The Reading Bundle
Sat, Oct 18, 2014I realized that whenever I talk about my work, I end up giving a list of pretty standard books, rather than the latest new fancy thing in my feeds. They are not my daily read, neither my only reading topic. It is more a minimal list of the basics of my discipline. It should give you a good sense of where I’m from.
If you had only one to read
- Cities and Forms: On Sustainable Urbanism : The big bad guy. I was in Serge’s lab when he wrote this and he is kind of my mentor. I’m not sure it’s readable straight from start to finish and I don’t necessarily endorse all views. But the amount of information in this book is just incredible.
Morphology
- The Urban Housing Handbook : before anything, look at what has been done in the world. Excellent maps and essential figures on density. Follow-up on towers and masterplanning are definitely worth reading too.

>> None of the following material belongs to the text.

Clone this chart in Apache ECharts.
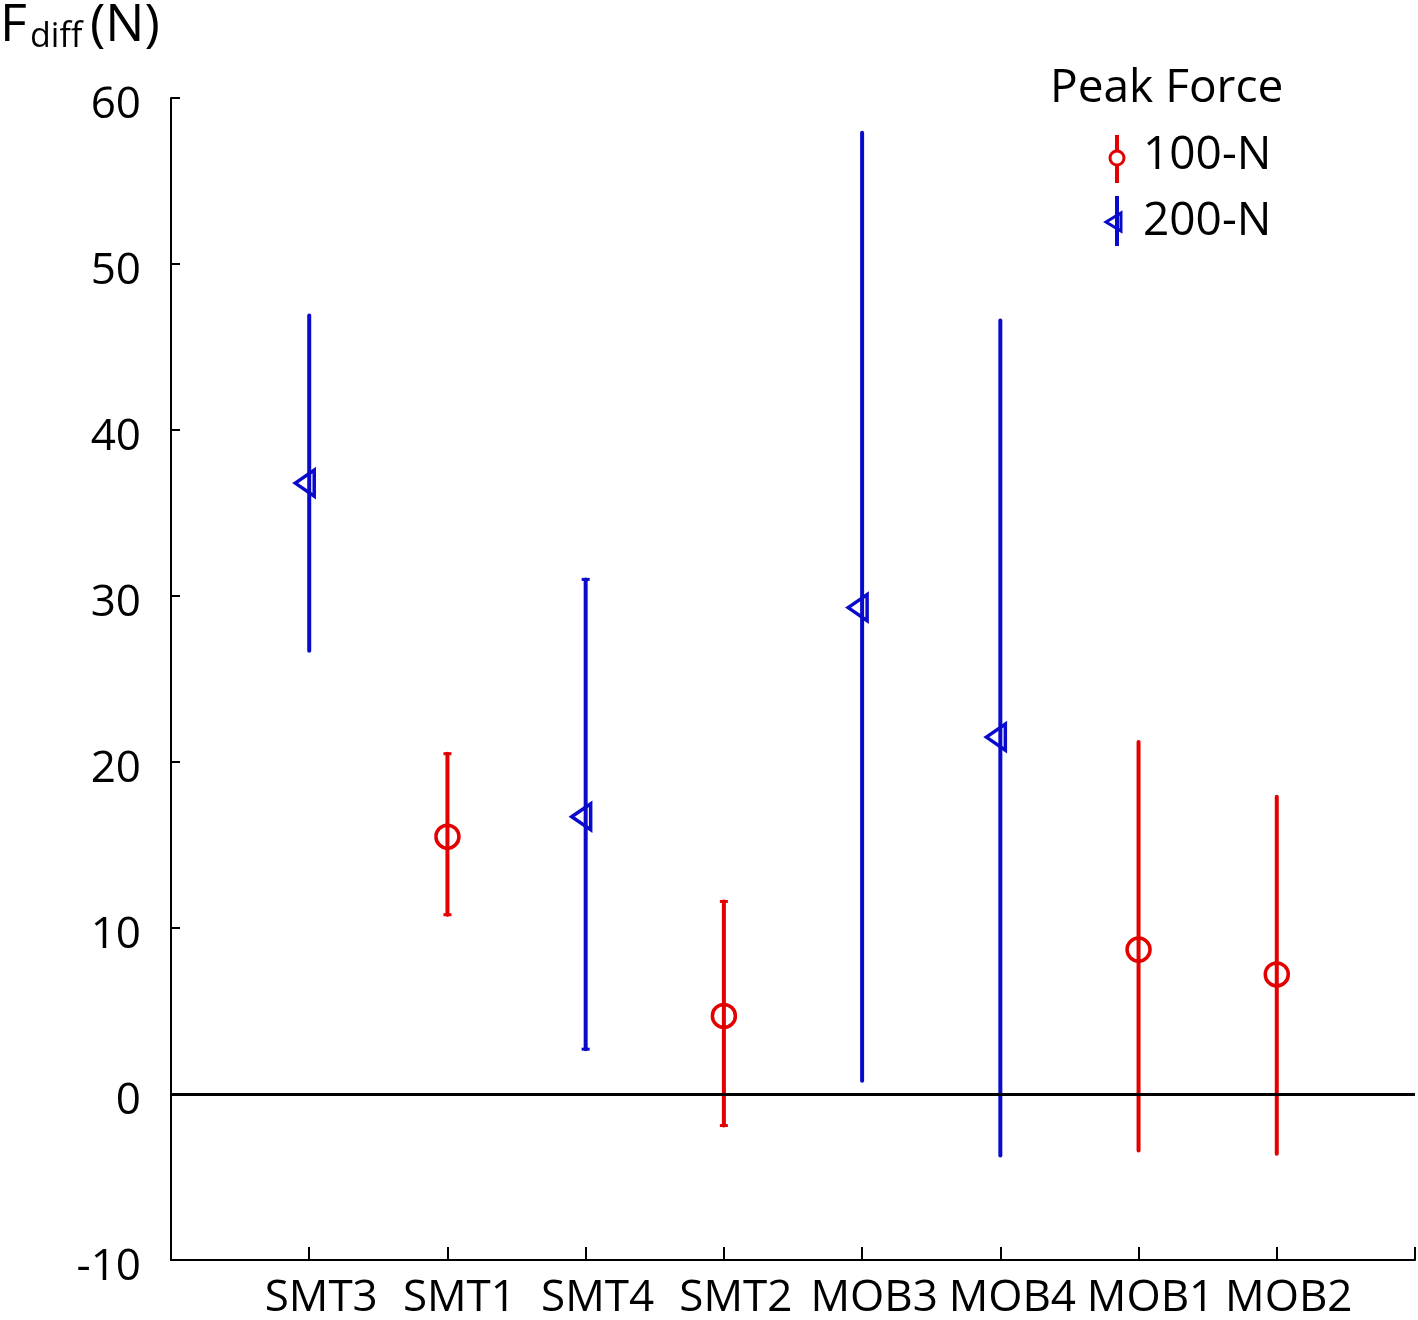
<!DOCTYPE html>
<html>
<head>
<meta charset="utf-8">
<script src="https://cdn.jsdelivr.net/npm/echarts@6/dist/echarts.min.js"></script>
<style>html,body{margin:0;padding:0;background:#fff}#c{width:1418px;height:1320px}</style>
</head>
<body>
<div id="c"></div>
<script>
// ---- data ----
const categories = ['SMT3','SMT1','SMT4','SMT2','MOB3','MOB4','MOB1','MOB2'];
const groups     = ['200-N','100-N','200-N','100-N','200-N','200-N','100-N','100-N'];
const means      = [36.8, 15.5, 16.7, 4.7, 29.3, 21.5, 8.7, 7.2];
const lowers     = [26.7, 10.8, 2.7, -1.9, 0.8, -3.7, -3.4, -3.6];
const uppers     = [46.9, 20.5, 31.0, 11.6, 57.9, 46.6, 21.2, 17.9];
const cappedCats = ['SMT1','SMT4','SMT2'];
const yTicks     = [-10, 0, 10, 20, 30, 40, 50, 60];
const legendNames = ['100-N','200-N'];

const RED = '#e30000', BLUE = '#0a0acc';
const FONT = '"Open Sans", sans-serif';

function seriesData(g) {
  const out = [];
  categories.forEach((c, i) => {
    if (groups[i] === g) out.push([c, means[i], lowers[i], uppers[i]]);
  });
  return out;
}

const d100 = seriesData('100-N');
const d200 = seriesData('200-N');

function makeRender(color, marker, data) {
  return function (params, api) {
    const cat = api.value(0);
    const m = api.coord([cat, api.value(1)]);
    const lo = api.coord([cat, api.value(2)]);
    const hi = api.coord([cat, api.value(3)]);
    const catName = data[params.dataIndex][0];
    const children = [{
      type: 'line',
      shape: { x1: lo[0], y1: lo[1], x2: hi[0], y2: hi[1] },
      style: { stroke: color, lineWidth: 4, lineCap: 'round' }
    }];
    if (cappedCats.indexOf(catName) >= 0) {
      [lo, hi].forEach(p => children.push({
        type: 'line',
        shape: { x1: p[0] - 4, y1: p[1], x2: p[0] + 4, y2: p[1] },
        style: { stroke: color, lineWidth: 3 }
      }));
    }
    if (marker === 'circle') {
      children.push({
        type: 'circle',
        shape: { cx: m[0], cy: m[1], r: 11.5 },
        style: { fill: 'none', stroke: color, lineWidth: 3.5 }
      });
    } else {
      const cx = m[0], cy = m[1];
      children.push({
        type: 'polygon',
        shape: { points: [[cx - 14, cy], [cx + 5, cy - 13], [cx + 5, cy + 13]] },
        style: { fill: 'none', stroke: color, lineWidth: 3.5, lineJoin: 'miter' }
      });
    }
    return { type: 'group', children };
  };
}

const chart = echarts.init(document.getElementById('c'), null, { renderer: 'canvas' });
chart.setOption({
  backgroundColor: '#fff',
  animation: false,
  grid: { left: 171, right: 3, top: 98, bottom: 59 },
  xAxis: {
    type: 'category',
    data: [''].concat(categories, ['']),
    boundaryGap: false,
    axisLine: { onZero: false, lineStyle: { color: '#000', width: 2 } },
    axisTick: { inside: true, length: 13, interval: 0, lineStyle: { color: '#000', width: 2 } },
    axisLabel: { interval: 0, color: '#000', fontSize: 44, fontFamily: FONT, margin: 16, padding: [0, 0, 0, 24] },
    splitLine: { show: false }
  },
  yAxis: {
    type: 'value',
    min: yTicks[0], max: yTicks[yTicks.length - 1], interval: 10,
    axisLine: { show: true, lineStyle: { color: '#000', width: 2 } },
    axisTick: { show: true, inside: true, length: 9, lineStyle: { color: '#000', width: 2 } },
    axisLabel: {
      color: '#000', fontSize: 44, fontFamily: FONT, margin: 30,
      formatter: v => '{a|' + v + '}',
      rich: { a: { fontSize: 44, fontFamily: FONT, color: '#000', padding: [14, 0, 0, 0] } }
    },
    splitLine: { show: false }
  },
  series: [
    {
      name: '100-N', type: 'custom', data: d100,
      renderItem: makeRender(RED, 'circle', d100),
      encode: { x: 0, y: [1, 2, 3] },
      markLine: {
        silent: true, symbol: 'none', label: { show: false },
        lineStyle: { color: '#000', width: 3, type: 'solid' },
        data: [{ yAxis: 0 }]
      },
      z: 3
    },
    {
      name: '200-N', type: 'custom', data: d200,
      renderItem: makeRender(BLUE, 'triangle', d200),
      encode: { x: 0, y: [1, 2, 3] },
      z: 3
    }
  ],
  graphic: [
    { type: 'text', left: 0, top: 0, style: { text: 'F', font: '52px "Open Sans", sans-serif', fill: '#000' } },
    { type: 'text', left: 30, top: 20, style: { text: 'diff', font: '34px "Open Sans", sans-serif', fill: '#000' } },
    { type: 'text', left: 90, top: 0, style: { text: '(N)', font: '52px "Open Sans", sans-serif', fill: '#000' } },
    { type: 'text', left: 1050, top: 66, style: { text: 'Peak Force', font: '46px "Open Sans", sans-serif', fill: '#000' } },
    // legend entry 1
    { type: 'line', shape: { x1: 1117, y1: 135, x2: 1117, y2: 183 }, style: { stroke: RED, lineWidth: 4 } },
    { type: 'circle', shape: { cx: 1117, cy: 158, r: 7 }, style: { fill: '#fff', stroke: RED, lineWidth: 3 } },
    { type: 'text', left: 1143, top: 133, style: { text: legendNames[0], font: '46px "Open Sans", sans-serif', fill: '#000' } },
    // legend entry 2
    { type: 'line', shape: { x1: 1117, y1: 196, x2: 1117, y2: 246 }, style: { stroke: BLUE, lineWidth: 4 } },
    { type: 'polygon', shape: { points: [[1106, 222], [1121, 213], [1121, 231]] }, style: { fill: 'none', stroke: BLUE, lineWidth: 3 } },
    { type: 'text', left: 1143, top: 199, style: { text: legendNames[1], font: '46px "Open Sans", sans-serif', fill: '#000' } }
  ]
});
</script>
</body>
</html>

- Streets & Patterns: Once again a broad view, not super technical. Just make sure you have all those pictures in mind.
- Space Matrix : Are you sure you know you basic arithmetics of urban morpho’ ? Super simple, still essential for good problem setting.
Urban Energy Modeling
- Computer Modeling For Sustainable Urban Design : everything urban energy modeling, state of the art (the few newly published things doesn’t really change the game).

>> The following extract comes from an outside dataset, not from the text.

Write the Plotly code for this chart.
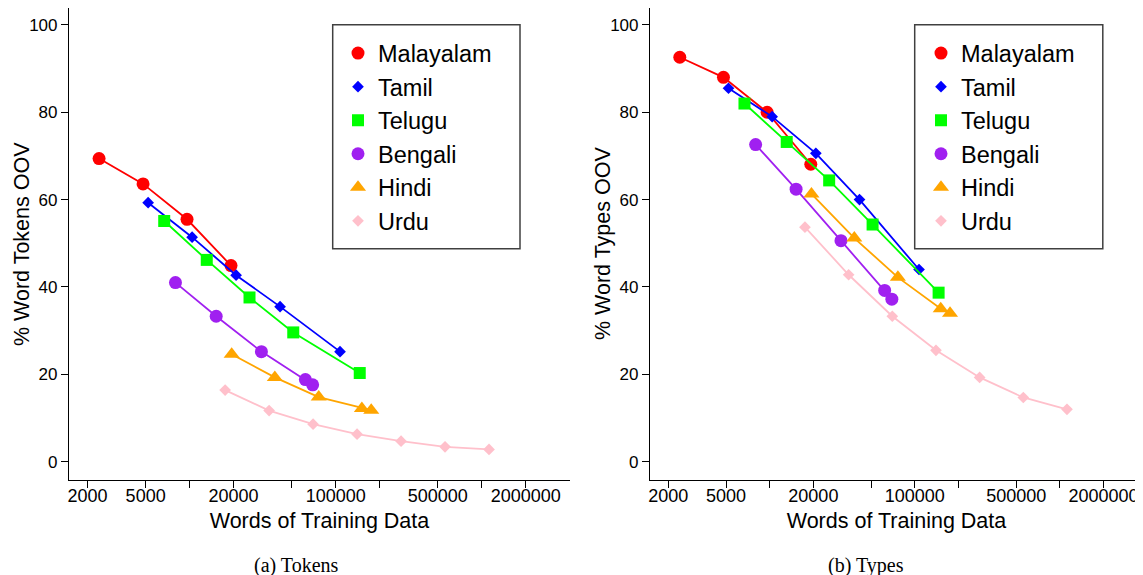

- A few articles: Ratti 2003, Ratti 2005, Robinson 2006, for passive volume, perimeter blocks and irregular irradiation patterns.
Modeling Epistemology
- Théorie du Système Général - Théorie de la Modélisation : why are we even modeling ? This book is my base on systemic, on complex systems and more broadly on why I’m not modeling like a physicist.
- Economic Models as Analogy: a primer on case-based reasoning and analogy interpretation of models. Initially for economy, it works really well for city modeling too (found this one on James Keirstead’s website).
Once again, remember that it is a very minimal list, nothing exhaustive. But it should get you started on the topic.